I think I just broke up with my best friend. It's gonna suck so bad. I don't really have any other friends I can really count on to spend time with me that I can rely on being as understanding or funny as her. She was the only other atheist I had in my life besides my husband. I feel absolutely lost and stupid, but I've fucked things up beyond all recognition.
It all started when I began to drunkenly give unsolicited advice to her about her realtionship and from there it spiraled into me giving her a barrage of unwanted opinions on how I think she treats her girlfriend like shit. I called her a dick and her girlfriend a retard for putting up with her.

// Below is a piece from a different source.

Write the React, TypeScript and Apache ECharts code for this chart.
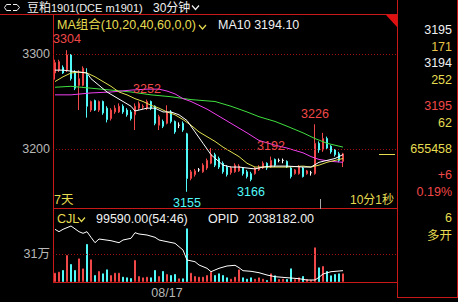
import React, { useEffect, useRef } from 'react';
import * as echarts from 'echarts';

// ---------------- data ----------------
const SLOT_COUNT = 86; // category slots on the time axis (data fills the first 73)
const dateTicks = [{ index: 28, label: '08/17' }];

// [open, close, low, high]
const candleOHLC: number[][] = [
  [3280, 3291, 3273, 3294], [3283, 3292, 3281, 3294], [3286, 3280, 3279, 3288], [3283, 3299, 3281, 3304],
  [3299, 3274, 3272, 3300], [3281, 3264, 3262, 3283], [3267, 3274, 3241, 3283], [3267, 3285, 3266, 3287],
  [3278, 3245, 3233, 3285], [3241, 3250, 3239, 3251], [3251, 3241, 3240, 3252], [3241, 3250, 3239, 3251],
  [3250, 3238, 3236, 3251], [3243, 3231, 3228, 3245], [3232, 3241, 3230, 3243], [3239, 3243, 3237, 3246],
  [3239, 3245, 3238, 3248], [3245, 3239, 3237, 3247], [3241, 3236, 3234, 3243], [3239, 3232, 3230, 3241],
  [3236, 3245, 3220, 3248], [3243, 3248, 3241, 3250], [3244, 3245, 3242, 3247], [3243, 3250, 3241, 3252],
  [3250, 3243, 3241, 3251], [3245, 3227, 3225, 3246], [3225, 3234, 3220, 3236], [3229, 3224, 3222, 3231],
  [3227, 3239, 3226, 3246], [3239, 3229, 3227, 3241], [3229, 3218, 3216, 3230], [3225, 3225, 3222, 3228],
  [3227, 3220, 3218, 3229], [3216, 3169, 3155, 3217], [3169, 3176, 3167, 3178], [3173, 3177, 3171, 3179],
  [3178, 3178, 3176, 3180], [3176, 3183, 3175, 3185], [3180, 3188, 3178, 3190], [3185, 3194, 3184, 3201],
  [3194, 3183, 3181, 3196], [3190, 3181, 3179, 3192], [3185, 3176, 3174, 3187], [3181, 3173, 3171, 3183],
  [3175, 3180, 3173, 3182], [3176, 3183, 3175, 3185], [3177, 3182, 3176, 3184], [3180, 3174, 3172, 3181],
  [3176, 3171, 3169, 3178], [3174, 3168, 3166, 3176], [3174, 3180, 3173, 3181], [3178, 3181, 3177, 3183],
  [3180, 3185, 3179, 3187], [3185, 3180, 3178, 3186], [3181, 3188, 3180, 3192], [3189, 3183, 3181, 3190],
  [3188, 3188, 3186, 3190], [3188, 3188, 3185, 3190], [3187, 3181, 3180, 3188], [3180, 3171, 3169, 3181],
  [3174, 3178, 3173, 3179], [3174, 3181, 3173, 3183], [3180, 3171, 3170, 3181], [3174, 3177, 3173, 3178],
  [3175, 3175, 3172, 3177], [3174, 3206, 3173, 3226], [3206, 3199, 3196, 3208], [3199, 3211, 3197, 3217],
  [3211, 3201, 3199, 3213], [3203, 3197, 3195, 3204], [3199, 3194, 3192, 3200], [3195, 3188, 3186, 3197],
  [3187, 3195, 3181, 3196],
];

const volumeLots: number[] = [
  103000, 114000, 133000, 299000, 199000, 133000, 262000, 151000, 421000, 251000,
  77000, 122000, 96000, 140000, 77000, 103000, 103000, 59000, 52000, 44000,
  244000, 66000, 52000, 59000, 52000, 133000, 66000, 122000, 89000, 77000,
  89000, 41000, 41000, 594000, 103000, 66000, 59000, 59000, 77000, 114000,
  77000, 96000, 77000, 52000, 37000, 59000, 140000, 52000, 37000, 52000,
  37000, 52000, 37000, 22000, 96000, 74000, 33000, 37000, 33000, 151000,
  33000, 52000, 66000, 33000, 22000, 384000, 162000, 177000, 122000, 74000,
  89000, 96000, 96000,
];

// [candle index, value]
const ma10Points: number[][] = [
  [0, 3283], [2, 3283], [4, 3282], [6, 3281], [8, 3280], [9, 3274], [11, 3267], [13, 3260], [15, 3255],
  [17, 3250], [19, 3245], [20, 3240], [21, 3241], [23, 3243], [25, 3243], [27, 3239], [29, 3239], [31, 3236],
  [33, 3230], [35, 3218], [37, 3206], [39, 3194], [42, 3183], [44, 3181], [46, 3181], [48, 3180], [50, 3179],
  [52, 3181], [54, 3182], [58, 3182], [62, 3181], [64, 3181], [66, 3186], [68, 3188], [70, 3190], [72, 3194.1],
];
const ma20Points: number[][] = [
  [0, 3271], [2, 3276], [4, 3280], [6, 3281], [8, 3280], [10, 3276], [12, 3271], [14, 3266], [16, 3260],
  [18, 3257], [20, 3253], [22, 3250], [24, 3246], [26, 3243], [28, 3239], [30, 3236], [32, 3231], [34, 3225],
  [36, 3218], [38, 3213], [40, 3208], [42, 3202], [44, 3197], [46, 3192], [48, 3185], [50, 3181], [54, 3181],
  [58, 3181], [62, 3182], [64, 3181], [66, 3183], [68, 3186], [70, 3188], [72, 3190],
];
const ma40Points: number[][] = [
  [0, 3257], [4, 3257], [9, 3259], [14, 3260], [19, 3262], [23, 3263], [26, 3263], [28, 3261], [30, 3258],
  [32, 3253], [34, 3250], [36, 3246], [38, 3242], [40, 3237], [44, 3227], [48, 3217], [51, 3209], [55, 3204],
  [58, 3201], [62, 3196], [64, 3192], [66, 3189], [69, 3187], [72, 3186],
];
const ma60Points: number[][] = [
  [0, 3265], [4, 3266], [9, 3264], [14, 3262], [19, 3260], [24, 3257], [29, 3255], [34, 3252], [37, 3251],
  [40, 3250], [44, 3245], [48, 3239], [51, 3234], [55, 3229], [58, 3224], [62, 3217], [65, 3211], [68, 3206],
  [72, 3202],
];
const openInterestPoints: number[][] = [
  [0, 676150], [1, 674950], [2, 676150], [4, 677800], [6, 674950], [7, 674150], [8, 674950], [9, 672150],
  [10, 669450], [11, 671300], [14, 670450], [16, 669450], [17, 670800], [19, 671650], [20, 674450],
  [21, 673800], [23, 673300], [25, 672150], [26, 670800], [28, 669950], [30, 669150], [31, 667450],
  [32, 665800], [33, 660800], [35, 659950], [36, 658300], [38, 656650], [39, 654950], [41, 656650],
  [43, 657800], [45, 658150], [46, 656950], [47, 655450], [49, 655150], [51, 654450], [53, 653300],
  [55, 652450], [58, 651950], [61, 651450], [63, 650800], [65, 650800], [66, 652150], [67, 653800],
  [69, 654950], [72, 655458],
];

const extremeMarks = [
  { index: 3, value: 3304, kind: 'high' },
  { index: 23, value: 3252, kind: 'high' },
  { index: 33, value: 3155, kind: 'low' },
  { index: 49, value: 3166, kind: 'low' },
  { index: 54, value: 3192, kind: 'high' },
  { index: 65, value: 3226, kind: 'high' },
];
const priceGridValues = [3200, 3300];
const volumeGridValues = [310000];
const lastPrice = 3195;

const quoteTexts = ['3195', '171', '3194', '252', '3195', '62', '655458', '+6', '0.19%', '6', '多开'];

// ---------------- styles / layout ----------------
const RED = '#f04848';
const CYAN = '#50f8f8';
const YELLOW = '#e6dc50';
const GOLD = '#e8c448';
const WHITE = '#f0f0f0';
const GRAY = '#b8b8b8';
const LINE_RED = '#c81818';
const GRID_RED = '#a01010';
const FONT = '"Liberation Sans","Noto Sans CJK SC",sans-serif';

const quoteStyle = [
  { y: 30, c: WHITE }, { y: 47, c: GOLD }, { y: 63, c: WHITE }, { y: 80, c: YELLOW },
  { y: 106, c: RED }, { y: 123, c: YELLOW }, { y: 149, c: YELLOW }, { y: 175, c: RED },
  { y: 192, c: RED }, { y: 218, c: YELLOW }, { y: 236, c: YELLOW },
];

function txt(text: string, x: number, y: number, fill: string, size = 12, align = 'left') {
  return {
    type: 'text', x, y, silent: true,
    style: { text, fill, font: `${size}px ${FONT}`, textAlign: align, textVerticalAlign: 'middle', align, verticalAlign: 'middle' },
  };
}
function hline(x1: number, x2: number, y: number, stroke = LINE_RED) {
  return { type: 'line', silent: true, shape: { x1, y1: y, x2, y2: y }, style: { stroke, lineWidth: 1 } };
}
function vline(x: number, y1: number, y2: number, stroke = LINE_RED) {
  return { type: 'line', silent: true, shape: { x1: x, y1, x2: x, y2 }, style: { stroke, lineWidth: 1 } };
}
function chevron(x: number, y: number, stroke: string) {
  return {
    type: 'polyline', silent: true,
    shape: { points: [[x, y], [x + 3.5, y + 4], [x + 7, y]] },
    style: { stroke, lineWidth: 1.2, fill: null },
  };
}

export default function App() {
  const ref = useRef<HTMLDivElement>(null);

  useEffect(() => {
    if (!ref.current) return;
    const chart = echarts.init(ref.current, undefined, { renderer: 'svg' });

    const categories = Array.from({ length: SLOT_COUNT }, (_, i) => {
      const t = dateTicks.find((d) => d.index === i);
      return t ? t.label : '';
    });

    const volumeData = volumeLots.map((v, i) => {
      const [o, c] = candleOHLC[i];
      const up = c >= o;
      return {
        value: v,
        itemStyle: up
          ? { color: '#000', borderColor: RED, borderWidth: 1 }
          : { color: CYAN, borderColor: CYAN, borderWidth: 1 },
      };
    });

    const maLine = (data: number[][], color: string) => ({
      type: 'line', xAxisIndex: 0, yAxisIndex: 0, data, symbol: 'none', silent: true,
      lineStyle: { color, width: 1 }, z: 3,
    });

    const graphic: any[] = [
      // frame
      hline(0, 397, 14.5),
      vline(397.5, 0, 297),
      hline(397, 458, 297.5),
      vline(457.5, 0, 297),
      vline(53.5, 14, 283),
      hline(53, 397, 208.5),
      hline(53, 397, 282.5),
      { type: 'polygon', silent: true, shape: { points: [[386, 15], [397, 15], [397, 27]] }, style: { fill: '#e01010' } },
      vline(320.5, 199, 209, '#a8a8a8'),
      // header
      { type: 'polyline', silent: true, shape: { points: [[11, 4.5], [6.5, 4.5], [4.5, 7.5], [6.5, 10.5], [11, 10.5]] }, style: { stroke: WHITE, lineWidth: 1, fill: null } },
      { type: 'polyline', silent: true, shape: { points: [[13, 4.5], [17, 4.5], [19.5, 7.5], [17, 10.5], [13, 10.5]] }, style: { stroke: WHITE, lineWidth: 1, fill: null } },
      txt('豆粕', 27, 7.5, WHITE, 12),
      txt('1901(DCE m1901)', 51, 7.5, WHITE, 11),
      txt('30分钟', 153, 7.5, WHITE, 12),
      chevron(192, 5.5, WHITE),
      txt('MA组合(10,20,40,60,0,0)', 57, 25, YELLOW, 12.5),
      chevron(199, 25, YELLOW),
      txt('MA10 3194.10', 218, 25, WHITE, 12.5),
      txt('7天', 54, 200, YELLOW, 12.5),
      txt('10分1秒', 350, 200, YELLOW, 12),
      // volume header
      txt('CJL', 57, 219, YELLOW, 12.5),
      chevron(78, 217.5, YELLOW),
      txt('99590.00(54:46)', 96, 219, WHITE, 12.5),
      txt('OPID', 208, 219, WHITE, 12.5),
      txt('2038182.00', 248, 219, WHITE, 12.5),
      // right quote panel
      ...quoteTexts.map((t, i) => txt(t, 452, quoteStyle[i].y, quoteStyle[i].c, 12.5, 'right')),
    ];

    const option: any = {
      animation: false,
      backgroundColor: '#000',
      textStyle: { fontFamily: FONT },
      grid: [
        { left: 53, top: 14, width: 344, height: 194 },
        { left: 53, top: 209, width: 344, height: 73 },
      ],
      xAxis: [
        { type: 'category', gridIndex: 0, data: categories, boundaryGap: true, show: false },
        {
          type: 'category', gridIndex: 1, data: categories, boundaryGap: true,
          axisLine: { show: false }, axisTick: { show: false }, splitLine: { show: false },
          axisLabel: { interval: 0, color: GRAY, fontSize: 12.5, margin: 5, fontFamily: FONT, hideOverlap: false },
        },
      ],
      yAxis: [
        { type: 'value', gridIndex: 0, min: 3137.9, max: 3342.1, show: false },
        { type: 'value', gridIndex: 1, min: 0, max: 808000, show: false },
        { type: 'value', gridIndex: 1, min: 649800, max: 686300, show: false },
      ],
      graphic,
      series: [
        {
          type: 'candlestick', xAxisIndex: 0, yAxisIndex: 0, data: candleOHLC, barWidth: 2, silent: true,
          itemStyle: {
            color: '#000', color0: CYAN, borderColor: RED, borderColor0: CYAN,
            borderColorDoji: '#ffffff', borderWidth: 1,
          },
          markLine: {
            silent: true, symbol: ['none', 'none'], animation: false,
            data: [
              ...priceGridValues.map((v) => ({
                yAxis: v,
                lineStyle: { color: GRID_RED, type: [1, 2], width: 1 },
                label: { show: true, position: 'start', distance: 3, formatter: `${v}`, color: GRAY, fontSize: 12.5, fontFamily: FONT },
              })),
              [
                { coord: [81, lastPrice], lineStyle: { color: YELLOW, type: 'solid', width: 1 }, label: { show: false } },
                { coord: [85, lastPrice] },
              ],
            ],
          },
          markPoint: {
            silent: true, symbol: 'circle', symbolSize: 1, animation: false,
            itemStyle: { color: 'rgba(0,0,0,0)' },
            data: extremeMarks.map((m) => ({
              coord: [m.index, m.value], value: m.value,
              label: {
                show: true, formatter: `${m.value}`, position: m.kind === 'high' ? 'top' : 'bottom', distance: 4,
                color: m.kind === 'high' ? RED : CYAN, fontSize: 12.5, fontFamily: FONT,
              },
            })),
          },
        },
        maLine(ma60Points, '#40e040'),
        maLine(ma40Points, '#f040f0'),
        maLine(ma20Points, '#e0e050'),
        maLine(ma10Points, '#ffffff'),
        {
          type: 'bar', xAxisIndex: 1, yAxisIndex: 1, data: volumeData, barWidth: 2, silent: true,
          markLine: {
            silent: true, symbol: ['none', 'none'], animation: false,
            data: volumeGridValues.map((v) => ({
              yAxis: v,
              lineStyle: { color: GRID_RED, type: [1, 2], width: 1 },
              label: { show: true, position: 'start', distance: 3, formatter: `${Math.round(v / 10000)}万`, color: GRAY, fontSize: 12.5, fontFamily: FONT },
            })),
          },
        },
        {
          type: 'line', xAxisIndex: 1, yAxisIndex: 2, data: openInterestPoints, symbol: 'none', silent: true,
          lineStyle: { color: '#ffffff', width: 1 }, z: 3,
        },
      ],
    };

    chart.setOption(option);
    return () => chart.dispose();
  }, []);

  return (
    <div
      ref={ref}
      style={{ position: 'fixed', left: 0, top: 0, width: 458, height: 302, background: '#000' }}
    />
  );
}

I had been meaning for about two years to tell her that she had been acting more and more like a mutated mashup of all the negative personality flaws that both of her parents possess, mainly that of her father, whom she hates. I didn't do it in so many words, but I did tell her that she had been acting like a "crabby dad" since she became the dominant, more masculine roleplayer to a more submissive person in a relationship. I had begun to forget about it until one night about a week ago when after a 5 hour breakup with her girlfriend she posted "99 Problems" on her Facebook page and proceded to call me and tell me how many "hot dykey girls" were hitting her up within changing her relationship status. By the next morning she told me that her girlfriend had basically guilted her into reconciling, and how "she better lick (her) ass cos the next time she fucks up she was going to beat her ass and leave her with all the bills."
From then on I began to lose sleep and the burning in my belly to tell her how disgusted I was with her behavior when it came to their relationship had been lit. I wanted to point out to her how I felt she made a sport of how demanding and snarky she could be to this person she claimed to love. I felt terrible for having thoughts of disgust for my own best friend, but I couldn't hold them back any longer. A few nights later I was talking to her while I was drinking. She informed me of how she was going to allow her girlfriend to clean out a shit and piss soiled kennel of a dog she had volunteered to babysit for a friend after she got home from working a most likely eight to twelve hour shift. I told her that was wrong, and it morphed from thereinto a shitstorm.
The thing that drove me to continue lashing out at her about her relationship, something that I admittedly really didn't have any business doing, was the fact that she refused to acknowledge the fact that she had ever done anything wrong to this girl. At one point I had become uncomfortable visiting them because I couldn't stand listening to the way she talked to her, and having to hear her girlfriend whine about it every time my bff left the room. I hated listening to her yell and demand at this girl as soon as she woke up when I would be spending the night. I got tired of having to act like I didn't think she deserved it whenever the girlfriend would lash out on her. I was just tired of pretending like the way she showed her ass in their relationship had changed the way I thought about her as a person.
Why did I open my mouth? Why did this become so important to me? Why did this cause me worry and strife? I feel absolutely horrible, but the truth of the matter is, I can't have total respect for someone that takes advantage of a weaker person like that. I'm extremely conflicted as far as to how I am going to deal with this. I want her to be happy, but not if it means walking all over someone else. The thing that I don't understand is how I can be so concerned with an aspect of someone's life that isn't really any of my business. I'm more disgusted with myself than I am with her.
I could sit here and come up with a thousand ways she acted disrespectfully or hypocritically with this girl. I guess the truth is that I don't feel comfortable being close to someone who could be so inconsiderate to someone they love. Even though she didn't do any of this to me, I just find it hard to be buddy-buddy with a person that is, for lack of a better term, "mean", and completely oblivious and lacking in remourse to their mean-ness.
Or maybe I'm just a meddling jerk that needs to keep their fucking mouth shut. I seriously just think I wasn't meant for meaningful and long-term friendships because I can't keep myself from holding a magnifying glass over the things I don't like a bout people. I don't make a lick of fucking sense, because I'll be crying out of loneliness once the results of my actions set in.